Worktopia: Perspectives of a Job Readiness Program for Individuals with Autism Spectrum Disorder

Saturday, May 13, 2017: 12:00 PM-1:40 PM
Golden Gate Ballroom (Marriott Marquis Hotel)
D. B. Nicholas1, W. Mitchell2, M. Clarke3 and C. Dudley4, (1)University of Calgary, Edmonton, AB, Canada, (2)The Ability Hub, Calgary, AB, CANADA, (3)Sinneave Family Foundation, Calgary, AB, CANADA, (4)Sinneave Family Foundation, Calgary, AB, Canada
Background: Employment opportunity for youth and adults living with Autism Spectrum Disorder (ASD) is unacceptably low. Without the opportunity to enter the work force individuals with ASD may be at greater risk for poverty and isolation. This issue calls for attention to developing capacity and improving opportunity for employment among persons with ASD. Worktopia is a new, nationally funded project in Canada designed to improve the employment futures of youth and young adults with ASD, ages 15 -29 as they transition from high school into independent living. Worktopia is an initiative that offers programs to enhance employment readiness at different ages and for varying levels of ability levels. Worktopia includes Employment Works Canada (EWC) and Community Works Canada (CWC). These programs are delivered by 13 different community agencies across 5 regions of Canada. These agencies are contracted to implement and evaluate these pre-employment training programs.
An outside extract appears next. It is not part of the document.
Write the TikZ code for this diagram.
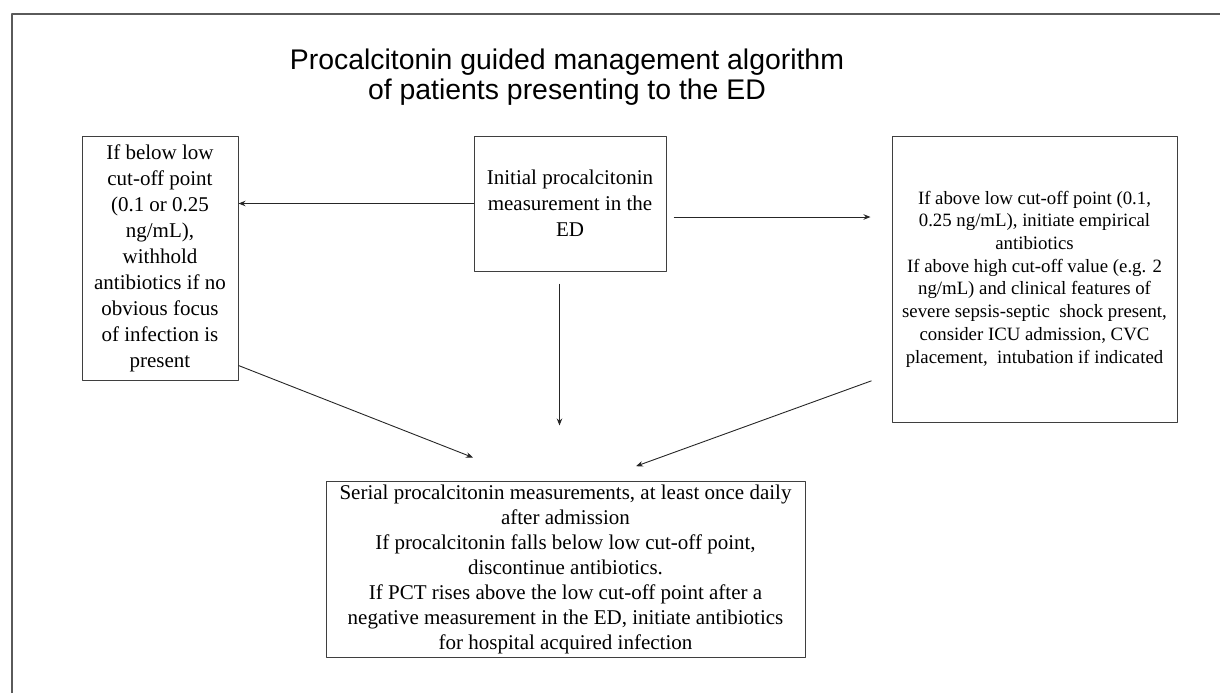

Objectives: To illuminate aspects of the EWC and CWC programs that promote work readiness; to identify program outcomes including benefits and barriers to participants and families.
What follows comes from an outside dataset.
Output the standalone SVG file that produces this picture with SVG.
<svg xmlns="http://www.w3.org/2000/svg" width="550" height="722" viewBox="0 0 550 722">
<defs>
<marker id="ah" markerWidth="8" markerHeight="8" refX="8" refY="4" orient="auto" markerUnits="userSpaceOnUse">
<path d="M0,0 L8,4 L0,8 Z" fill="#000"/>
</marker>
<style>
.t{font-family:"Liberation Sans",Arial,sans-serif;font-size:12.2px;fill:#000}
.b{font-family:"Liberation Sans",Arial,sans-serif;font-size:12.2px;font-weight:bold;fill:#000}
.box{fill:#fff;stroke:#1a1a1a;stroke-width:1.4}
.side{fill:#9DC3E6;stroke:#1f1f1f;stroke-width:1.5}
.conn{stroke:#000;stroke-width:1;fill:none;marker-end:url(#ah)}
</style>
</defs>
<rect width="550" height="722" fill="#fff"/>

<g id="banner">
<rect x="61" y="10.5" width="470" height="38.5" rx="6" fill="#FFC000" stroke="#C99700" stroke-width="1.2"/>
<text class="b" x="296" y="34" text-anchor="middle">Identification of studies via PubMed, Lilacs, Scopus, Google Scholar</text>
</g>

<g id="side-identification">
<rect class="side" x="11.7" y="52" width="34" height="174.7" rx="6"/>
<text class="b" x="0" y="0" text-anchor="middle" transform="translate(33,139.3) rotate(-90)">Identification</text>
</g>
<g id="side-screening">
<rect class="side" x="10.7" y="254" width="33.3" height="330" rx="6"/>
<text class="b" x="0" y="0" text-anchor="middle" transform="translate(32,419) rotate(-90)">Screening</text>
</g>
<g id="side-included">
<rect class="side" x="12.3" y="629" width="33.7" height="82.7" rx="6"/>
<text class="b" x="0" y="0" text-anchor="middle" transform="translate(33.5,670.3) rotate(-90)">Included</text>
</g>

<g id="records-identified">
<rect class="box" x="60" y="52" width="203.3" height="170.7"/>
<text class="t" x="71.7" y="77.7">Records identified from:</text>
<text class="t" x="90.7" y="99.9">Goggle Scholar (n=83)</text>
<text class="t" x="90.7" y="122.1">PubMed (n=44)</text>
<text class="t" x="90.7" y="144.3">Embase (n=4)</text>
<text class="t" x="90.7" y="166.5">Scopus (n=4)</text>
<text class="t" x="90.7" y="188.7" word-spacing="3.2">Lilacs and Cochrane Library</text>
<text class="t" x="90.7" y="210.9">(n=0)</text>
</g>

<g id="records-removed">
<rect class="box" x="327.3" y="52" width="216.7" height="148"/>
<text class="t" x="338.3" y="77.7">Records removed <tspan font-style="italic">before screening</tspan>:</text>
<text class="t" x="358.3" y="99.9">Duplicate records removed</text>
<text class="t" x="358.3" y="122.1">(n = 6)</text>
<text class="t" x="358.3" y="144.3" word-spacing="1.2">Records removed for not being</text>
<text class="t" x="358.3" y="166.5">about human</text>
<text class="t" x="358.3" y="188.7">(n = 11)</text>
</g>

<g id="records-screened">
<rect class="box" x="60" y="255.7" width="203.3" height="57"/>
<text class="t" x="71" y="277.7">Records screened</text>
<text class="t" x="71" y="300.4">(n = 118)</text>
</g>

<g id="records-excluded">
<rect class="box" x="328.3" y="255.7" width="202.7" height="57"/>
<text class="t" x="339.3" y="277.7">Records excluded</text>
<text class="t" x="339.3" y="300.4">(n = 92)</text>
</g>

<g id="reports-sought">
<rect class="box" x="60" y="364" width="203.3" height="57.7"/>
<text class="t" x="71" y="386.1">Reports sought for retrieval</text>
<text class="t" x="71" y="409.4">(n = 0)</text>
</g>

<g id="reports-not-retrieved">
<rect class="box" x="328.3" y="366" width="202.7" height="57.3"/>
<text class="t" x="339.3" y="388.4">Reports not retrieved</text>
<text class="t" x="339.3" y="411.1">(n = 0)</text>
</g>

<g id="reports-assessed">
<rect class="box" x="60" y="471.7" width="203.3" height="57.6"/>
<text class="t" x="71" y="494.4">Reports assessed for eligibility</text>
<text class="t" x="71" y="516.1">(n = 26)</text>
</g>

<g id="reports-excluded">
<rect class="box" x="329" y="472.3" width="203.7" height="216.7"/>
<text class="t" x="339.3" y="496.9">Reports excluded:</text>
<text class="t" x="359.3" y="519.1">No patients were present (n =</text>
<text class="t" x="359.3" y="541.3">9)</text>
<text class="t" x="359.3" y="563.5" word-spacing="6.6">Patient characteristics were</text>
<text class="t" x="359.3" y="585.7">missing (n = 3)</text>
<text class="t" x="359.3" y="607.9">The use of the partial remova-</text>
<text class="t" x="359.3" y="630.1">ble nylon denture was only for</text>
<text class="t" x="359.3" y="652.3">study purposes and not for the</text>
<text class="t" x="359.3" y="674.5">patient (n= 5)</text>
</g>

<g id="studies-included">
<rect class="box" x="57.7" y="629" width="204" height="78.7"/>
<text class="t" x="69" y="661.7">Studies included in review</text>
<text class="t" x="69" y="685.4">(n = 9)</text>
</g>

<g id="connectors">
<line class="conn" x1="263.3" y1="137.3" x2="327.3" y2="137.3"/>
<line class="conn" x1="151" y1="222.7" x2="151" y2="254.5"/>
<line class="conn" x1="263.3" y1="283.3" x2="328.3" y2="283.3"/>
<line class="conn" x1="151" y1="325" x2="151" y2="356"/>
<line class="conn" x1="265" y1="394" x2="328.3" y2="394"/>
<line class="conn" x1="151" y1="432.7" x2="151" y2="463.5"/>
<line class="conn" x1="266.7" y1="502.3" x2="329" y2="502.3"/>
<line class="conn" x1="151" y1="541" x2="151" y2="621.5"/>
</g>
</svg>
Methods: Utilizing a grounded theory approach, qualitative interviews were conducted with a sample of participants with ASD and parents from both EWC and CWC programs across Canada. Findings from the interviews will be presented.

Results: Participants highlight the importance of continuity in relationships between support persons (e.g. program facilitators) and individuals with ASD. Key qualities of support included workers who built relational ‘bridges’, used humour, demonstrated respect, had previous experience with ASD, and were approachable. Parents also highlighted the importance of ongoing relational ‘bridges’. Central teaching approaches embedded in adult learning principles such as structured learning, video modeling, and role play were found to enhance employment readiness. Challenges to program participation were transportation to the varied work sites and scheduling for persons with ASD in combination with their other life commitments (e.g. medical appointments). Successful outcomes included increased self-confidence, improved self-recognition, feeling part of the community and lowered fear of social interactions.

Conclusions: The experiences of participants and parents in the Worktopia employment program give direction for service providers and researches who are creating programs to enhance skills and increase work readiness for persons with ASD.